Gaming the Change: Douglas Rushkoff’s ‘Survival of the Richest’

“For the first time in history it is now possible to take care of everybody at a higher standard of living than any have ever known. Only ten years ago the ‘more with less’ technology reached the point where this could be done. All humanity now has the option to become enduringly successful.”

Buckminster Fuller

Though he said the above in 1980, Buckminster Fuller had been predicting that technology would solve the world’s poverty problem for decades before, and in 1977 the National Academy of Sciences confirmed that it would happen within one generation in their World Food and Nutrition Study. In addition to feeding everyone, Fuller was also an early proponent of renewable energy sources, and his research demonstrated that we had the ability to satisfy all of our energy needs, not rely on atomic energy, and phase out fossil fuels completely.

So what happened?

It’s easy to blame capitalism, but according to Douglas Rushkoff’s new book, Survival of the Richest: Escape Fantasies of the Tech Billionaires (W.W. Norton & Co., 2022), there was at least one coconspirator. A religious belief in technology’s sovereignty and its ability to solve any human problem, what Neil Postman called technopoly: “the submission of all forms of cultural life to the sovereignty of technique and technology.”

Technopoly and capitalism, or more specifically, technologists and capitalists.

Rushkoff starts off the book recounting a shady meeting with five billionaires. They are planning their escape from the encroaching end times, and they want to know how to insulate themselves from the hoards that will come for the fortunes they’ve amassed. They want to know where on Earth they can retreat and suffer the least impact from the inevitable climate collapse. They’d also like to keep the security teams under their employ from revolting.
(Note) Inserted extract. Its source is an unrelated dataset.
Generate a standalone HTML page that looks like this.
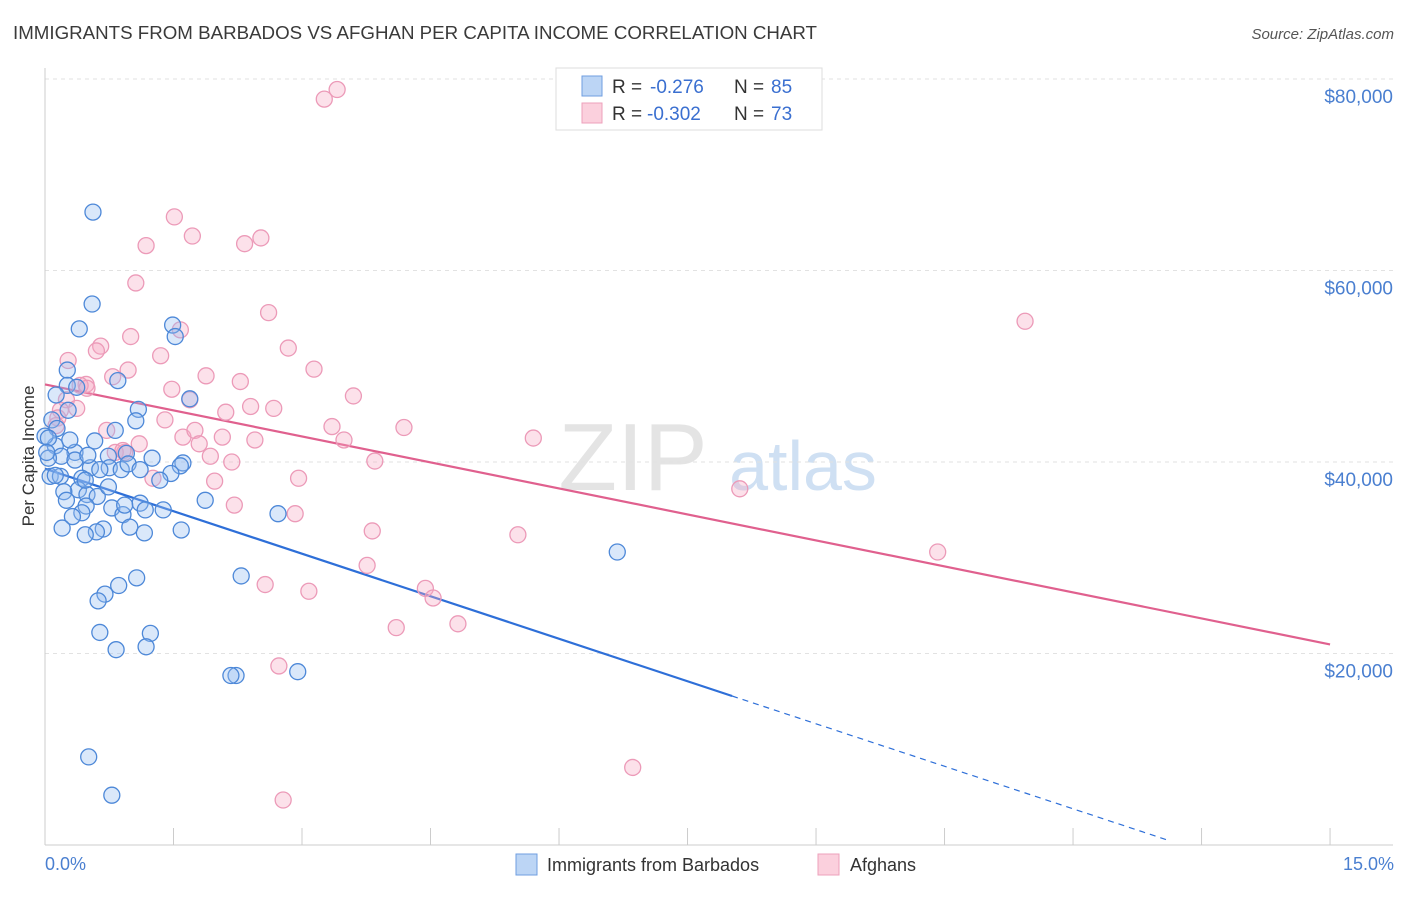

This bunker, escapist mentality is what Rushkoff calls The Mindset:

The Mindset is based in a staunchly atheistic and materialist scientism, a faith in technology to solve problems, an adherence to biases of digital code, an understanding of human relationships as market phenomena, a fear of nature and women, a need to see one’s contributions as utterly unique innovations without precedent, and an urge to neutralize the unknown by dominating and de-animating it.

Whether by spaceship or Singularity, those with The Mindset are out to escape the mess of the lowly masses.

In the meantime, they have us distracted by devices, fighting each other over planted political stories and straight up made-up shit. While we’re online flaming our friends and family over illusory social and cultural divisions, they’re dowsing the world with gas, watching it all burn down. We are the pieces in the game they’re playing. Whether they eventually escape to an island, another planet, or a matrix in their minds, they’re not planning on taking us with them unless we pledge to help maintain their post-apocalyptic peace.

Rushkoff doesn’t share my pessimism for the broken promises of technopoly. Like Buckminster Fuller, he still believes with the right tools and attitudes, we can right spaceship earth and turn things around.

Buckminster Fuller started his life’s work while on the verge of suicide. He realized that his life belonged to the universe, and he dedicated the rest of it to designing a better world for everyone.

If only a little but of his spirit can survive in our technology maybe the rest of us will too.